Lorsque, devant la « Commission de réforme du Code civil », Paul Hervieu proposa que l’Amourfût inscrit parmi les obligations réciproques des époux, il émit, pour l’étonnement de beaucoup et la raillerie du grand nombre, une vérité d’ordre supérieur, capable, si elle entrait dans les mœurs et recevait de la loi une sanction pratique, de transformer et de purifier le mariage, presque toujours affaire de convenances et d’intérêt, trop rarement union des cœurs.
L’Amour, oui, mis enfin à sa place, faisant disparaître l’antagonisme que la morale bourgeoise institue entre l’élan de la passion, la chaleur de l’affection, et le mariage tenu pour une association d’argent, une transmission de biens aux enfants.
L’Amour, oui, sous toutes ses formes, allant de l’amitié tendre à l’ardeur passionnée ; l’amour fait de compréhension, de bonne volonté, d’attentions mutuelles, de soutien réciproque, d’entente consentie ; l’amour rapprochant les époux à travers les épreuves, les penchant enlacés sur le berceau de leurs enfants.
N’objectez pas que ce soit impossible, puisque, déjà, entre l’amour et le mariage, grâce aux épousailles des vingt et un ans (et pourquoi pas plus tôt ?) la réconciliation se fait chaque jour, au profit de Roméo et de Juliette, vainqueurs des oppositions de leurs parents.
— Déjeuner de soleil, expériences fragiles, murmure-t-on.
Eh ! mon Dieu ! on verra bien ! Laissez faire, laissez passer l’amour. C’est encore la seule, la vraie force de la vie. C’est lui qui inspire le plus de courage, d’enthousiasme, de beaux efforts. Ce sera toujours autant de pris. Et, quoi qu’on en dise, mieux vaut qu’il ennoblisse de sa présence le foyer conjugal, plutôt, exilé de sa vraie place, que de s’incarner dans les fantômes voilés, séduisants et périlleux du bonheur clandestin, de la faute étrangère.
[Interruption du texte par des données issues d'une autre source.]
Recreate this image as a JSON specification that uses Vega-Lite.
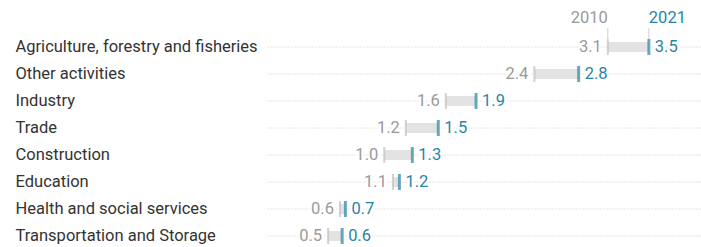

Après l’horreur du cataclysme actuel et l’empoisonnement des âmes par la haine entre peuples, il faut que l’amour vienne vivifier la famille française et régénère le monde enténébré.
Il doit réclamer sa place au soleil, ne plus être l’instinct calomnié, le voleur de nuit que l’on redoute et qui apparaît d’autant plus attirant par son mystère, dans l’ombre de péché où la morale religieuse le reléguait et le relègue encore.
L’amour, en effet, a été de tout temps le grand banni. Morale fausse, Société avare, religions pusillanimes se sont alliées pour le clouer, comme Prométhée, sur un rocher. Mais par une équitable vengeance, le vautour immortel s’est retourné contre ses persécuteurs, et il a enfoncé dans leur cœur ses serres et son bec d’acier.
Tributaires de l’amour impérieux, les hommes et les femmes ont connu toutes les hontes de la vindicte sociale, toutes les misères du mensonge et toutes les affres de la persécution. Et ce fut justice, parce qu’ils avaient outragé, méconnu l’essence de l’amour, le plus simple et le plus pur des rythmes éternels de la vie, le grand facteur d’harmonie, l’ordre suprême des choses.
L’amour, qui portait sur son visage la candeur charmante d’Abel, cet Adonis biblique, a pris, au pourchas, la face crispée de Caïn. Il s’est faufilé comme le maître des ruses, l’envoûteur ténébreux. Il a connu la bêtise justicière d’une Société qui voyait en lui le spoliateur, alors qu’il était l’ami des êtres et leur rachat, une providence aux mains douces. Il a connu les prisons, les fosses de terre vive, les bûchers. Son martyrologe emplit l’histoire des siècles. L’amour vécut des chaînes aux pieds : on le lapida, on fouetta à vif son beau corps d’éphèbe ou de jeune femme. Il n’est pas de jour encore où il ne marche ensanglanté.
Il triomphera pourtant.
Non seulement dans les unions qui, en face de la convention hypocrite, dressent déjà la franchise de leur tendresse courageuse, mais de plus en plus dans un mariage où soufflera, avec l’air du dehors, la liberté.